Stai lavorando a altri romanzi?
“Assolutamente! Da circa un anno sto lavorando ad un romanzo di fantascienza, ambientato in un futuro distopico in cui le conseguenze dell’inquinamento e del surriscaldamento globale hanno fatto pienamente il loro corso. La protagonista sarà una dei pochi esseri umani superstiti, e dovrà districarsi tra Dei, Diavoli e, peggio ancora, i propri simili. Ritengo di essere a buon punto, ma devo ancora scrivere la prima stesura di tutta la parte finale.

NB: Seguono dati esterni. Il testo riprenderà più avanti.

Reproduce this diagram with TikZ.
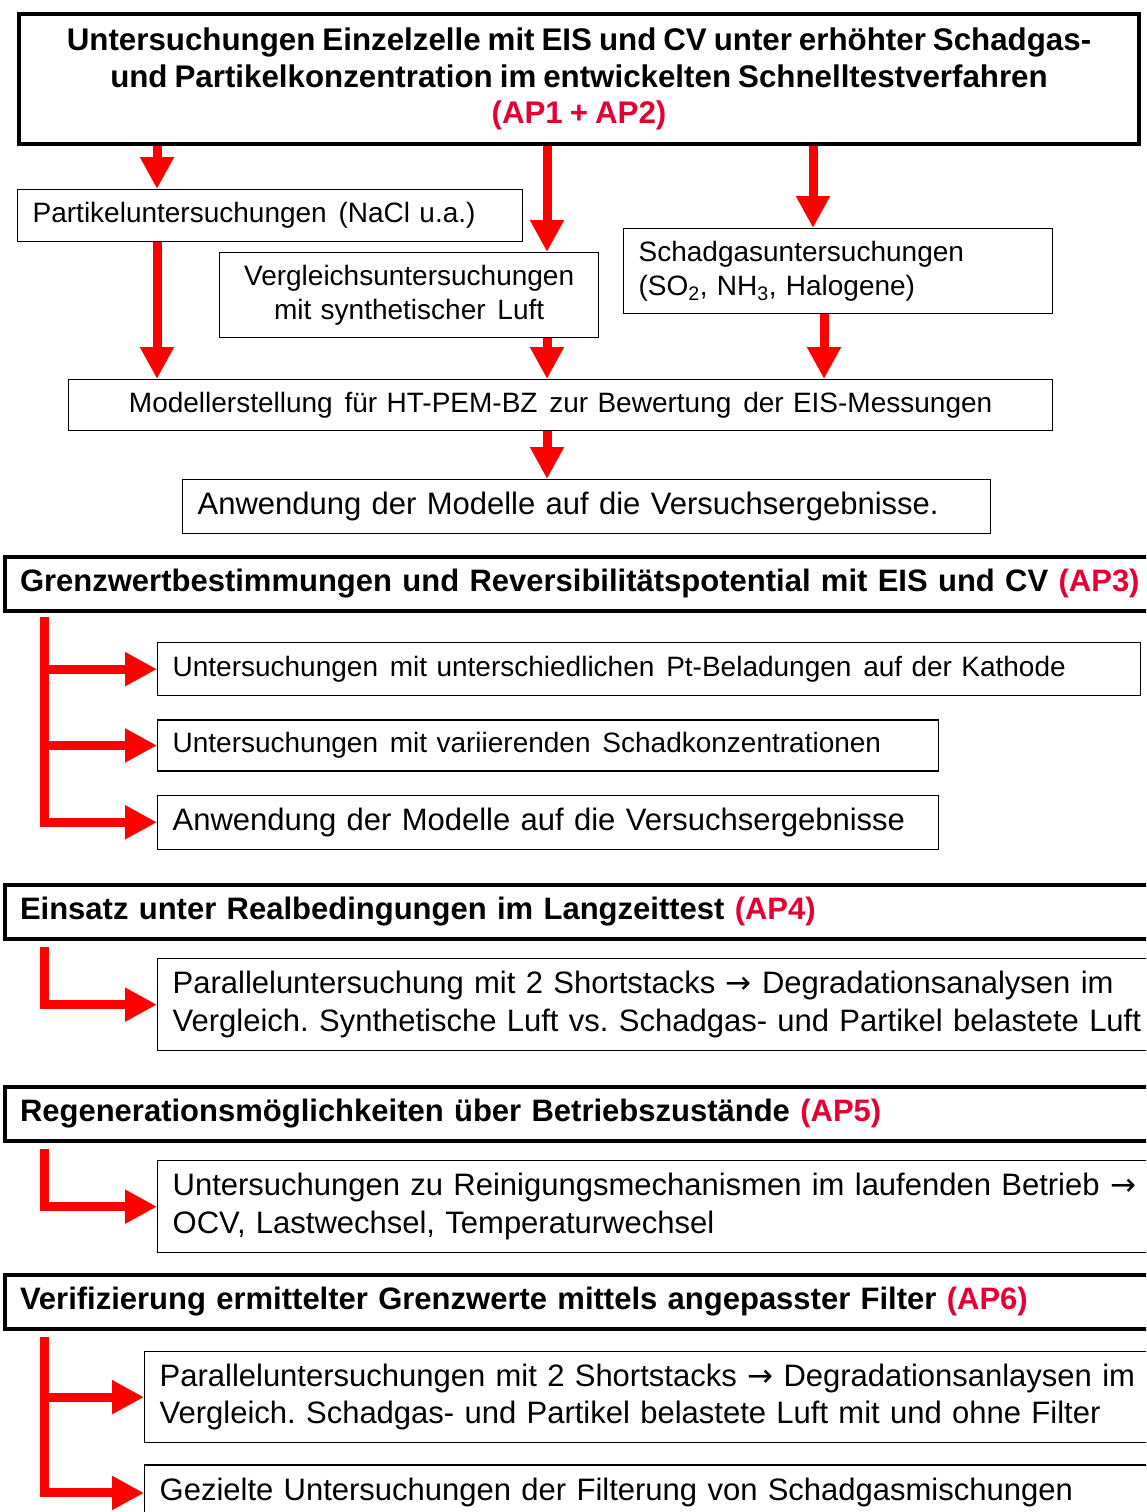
\documentclass[tikz,border=0pt]{standalone}
\usepackage{fontspec}
\setmainfont{Liberation Sans}[WordSpace=0.8]
\newfontfamily\arrowfont{DejaVu Sans}
\usetikzlibrary{positioning,arrows.meta}
\definecolor{apred}{RGB}{228,0,50}
\newcommand{\sarrow}{{\arrowfont →}}
\newcommand{\wgap}{\hspace{2.5pt}}
\frenchspacing

\begin{document}
\begin{tikzpicture}[x=1pt,y=-1pt,
 titlebox/.style={draw, line width=4pt, align=center, font=\fontsize{31.3}{36.5}\selectfont\bfseries},
 headbox/.style={draw, line width=4pt, anchor=north west, align=left, text width=1200pt, inner xsep=15pt, minimum height=54pt, font=\fontsize{31}{37}\selectfont\bfseries},
 subbox/.style={draw, line width=1.3pt, anchor=north west, align=left, inner xsep=15pt, inner ysep=0pt, font=\fontsize{28}{34.5}\selectfont},
 bigbox/.style={subbox, font=\fontsize{31}{37.5}\selectfont},
 redarrow/.style={red, line width=9pt, -{Triangle[length=32pt,width=32pt]}}
]
 \useasboundingbox (0,0) rectangle (1146,1512);
 \clip (0,0) rectangle (1146,1512);

 %Coordinates
 \coordinate (leftA) at (157,0);
 \coordinate (midA) at (547,0);
 \coordinate (rightA) at (813,0);
 \coordinate (rightB) at (824,0);
 \coordinate (ap3line) at (44,617);
 \coordinate (ap4line) at (44,947);
 \coordinate (ap5line) at (44,1149);
 \coordinate (ap6line) at (44,1337);

 %AP1 + AP2
 \node (title) [titlebox, minimum width=1120pt, minimum height=130pt] at (579,79) {Untersuchungen Einzelzelle mit EIS und CV unter erhöhter Schadgas-\\und Partikelkonzentration im entwickelten Schnelltestverfahren\\\textcolor{apred}{(AP1 + AP2)}};
 \node (partikel) [subbox, text width=475pt, minimum height=52pt] at (17,189) {Partikeluntersuchungen\wgap{} (NaCl u.a.)};
 \node (vergleich) [subbox, align=center, text width=349pt, minimum height=85pt] at (219,252) {Vergleichsuntersuchungen\\mit synthetischer\wgap{} Luft};
 \node (schadgas) [subbox, text width=399pt, minimum height=85pt] at (623,228) {Schadgasuntersuchungen\\(SO\textsubscript{2}, NH\textsubscript{3}, Halogene)};
 \node (modell) [subbox, align=center, text width=954pt, minimum height=51pt] at (68,379) {Modellerstellung\wgap{} für HT-PEM-BZ\wgap{} zur Bewertung\wgap{} der EIS-Messungen};
 \node (anwendung) [bigbox, text width=778pt, minimum height=54pt] at (182,479) {Anwendung der Modelle auf die Versuchsergebnisse.};

 %AP3
 \node (ap3) [headbox] at (3,555) {Grenzwertbestimmungen und Reversibilitätspotential mit EIS und CV \textcolor{apred}{(AP3)}};
 \node (ap3a) [subbox, text width=953pt, minimum height=53pt] at (157,642) {Untersuchungen\wgap{} mit unterschiedlichen\wgap{} Pt-Beladungen\wgap{} auf der Kathode};
 \node (ap3b) [subbox, text width=751pt, minimum height=51pt, below=23pt of ap3a.south west, anchor=north west] {Untersuchungen\wgap{} mit variierenden\wgap{} Schadkonzentrationen};
 \node (ap3c) [bigbox, text width=751pt, minimum height=54pt, below=23pt of ap3b.south west, anchor=north west] {Anwendung der Modelle auf die Versuchsergebnisse};

 %AP4
 \node (ap4) [headbox] at (3,883) {Einsatz unter Realbedingungen im Langzeittest \textcolor{apred}{(AP4)}};
 \node (ap4a) [bigbox, text width=1100pt, minimum height=92pt] at (157,958) {Paralleluntersuchung mit 2 Shortstacks \sarrow{} Degradationsanalysen im\\Vergleich. Synthetische Luft vs. Schadgas- und Partikel belastete Luft};

 %AP5
 \node (ap5) [headbox] at (3,1085) {Regenerationsmöglichkeiten über Betriebszustände \textcolor{apred}{(AP5)}};
 \node (ap5a) [bigbox, text width=1100pt, minimum height=92pt] at (157,1160) {Untersuchungen zu Reinigungsmechanismen im laufenden Betrieb \sarrow\\OCV, Lastwechsel, Temperaturwechsel};

 %AP6
 \node (ap6) [headbox] at (3,1273) {Verifizierung ermittelter Grenzwerte mittels angepasster Filter \textcolor{apred}{(AP6)}};
 \node (ap6a) [bigbox, text width=1100pt, minimum height=91pt] at (144,1351) {Paralleluntersuchungen mit 2 Shortstacks \sarrow{} Degradationsanlaysen im\\Vergleich. Schadgas- und Partikel belastete Luft mit und ohne Filter};
 \node (ap6b) [bigbox, text width=1100pt, minimum height=56pt, below=21pt of ap6a.south west, anchor=north west] {Gezielte Untersuchungen der Filterung von Schadgasmischungen};

 %Arrows
 \draw[redarrow] (title.south -| leftA) -- (partikel.north -| leftA);
 \draw[redarrow] (title.south -| midA) -- (vergleich.north -| midA);
 \draw[redarrow] (title.south -| rightA) -- (schadgas.north -| rightA);
 \draw[redarrow] (partikel.south -| leftA) -- (modell.north -| leftA);
 \draw[redarrow] (vergleich.south -| midA) -- (modell.north -| midA);
 \draw[redarrow] (schadgas.south -| rightB) -- (modell.north -| rightB);
 \draw[redarrow] (modell.south -| midA) -- (anwendung.north -| midA);

 \draw[redarrow] (ap3line) |- (ap3c.west);
 \draw[redarrow] (ap3line |- ap3a.west) -- (ap3a.west);
 \draw[redarrow] (ap3line |- ap3b.west) -- (ap3b.west);
 \draw[redarrow] (ap4line) |- (ap4a.west);
 \draw[redarrow] (ap5line) |- (ap5a.west);
 \draw[redarrow] (ap6line) |- (ap6b.west);
 \draw[redarrow] (ap6line |- ap6a.west) -- (ap6a.west);

\end{tikzpicture}
\end{document}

Ovviamente ho già bene in mente cosa dovrebbe succedere, ma chissà, magari strada facendo la nostra Daira, o gli altri personaggi con cui interagirà, mi suggeriranno un nuovo percorso. A mio vedere, è proprio questo il lato più interessante e divertente della scrittura: lasciare che i personaggi prendano vita, farsi condizionare da una risposta istintiva a cui abbiamo dato voce per conto loro, e far sì che siano essi stessi a plasmare il proprio destino, portando l’autore in lidi anche differenti e distanti da quelli immaginati inizialmente. Il progetto, comunque, mi sta coinvolgendo e trascinando molto, spero una volta ultimato di avere il piacere di fartelo leggere! Ti ringrazio di cuore per l’intervista.”

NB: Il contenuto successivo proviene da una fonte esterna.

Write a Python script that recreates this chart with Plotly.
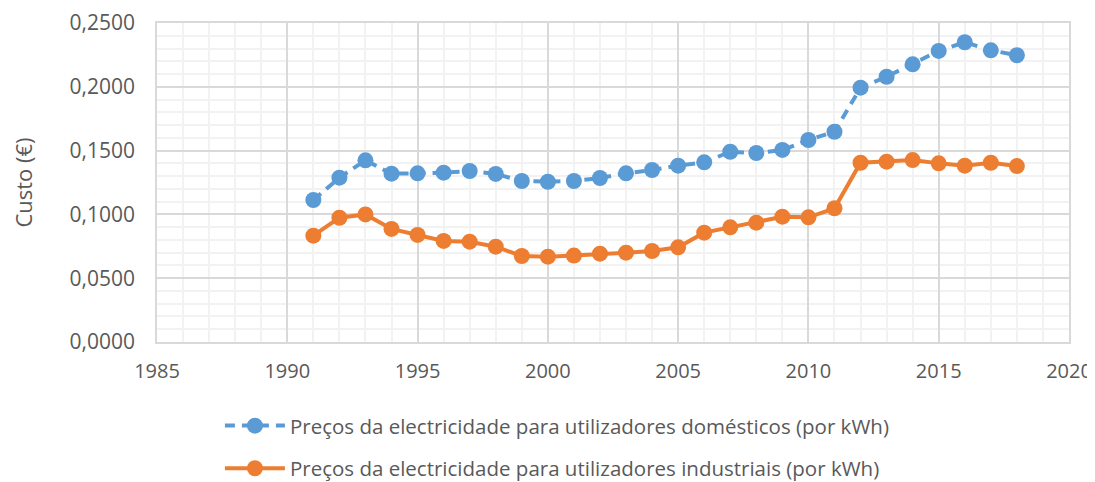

GABRIELE QUARTA è nato a Roma nel 1995. Dopo aver studiato direzione della fotografia cineamatografica arriva a lavorare nell’ambito dell’illuminotecnica per enti e case produttrici elitarie dello spettacolo italiano. Col tempo virerà poi verso una sicuramente più comoda, ma a suo sentire grigia, vita da ufficio. Non potendo tuttavia fare a meno di esprimersi, ed essendo da sempre lettore appassionato, riscopre il fuoco mai veramente sopito per la scrittura. Dopo aver passato l’intera infanzia a scrivere e immaginare storie, e dopo aver trovato finalmente il coraggio di darsi un’occasione, ora è all’esordio letterario.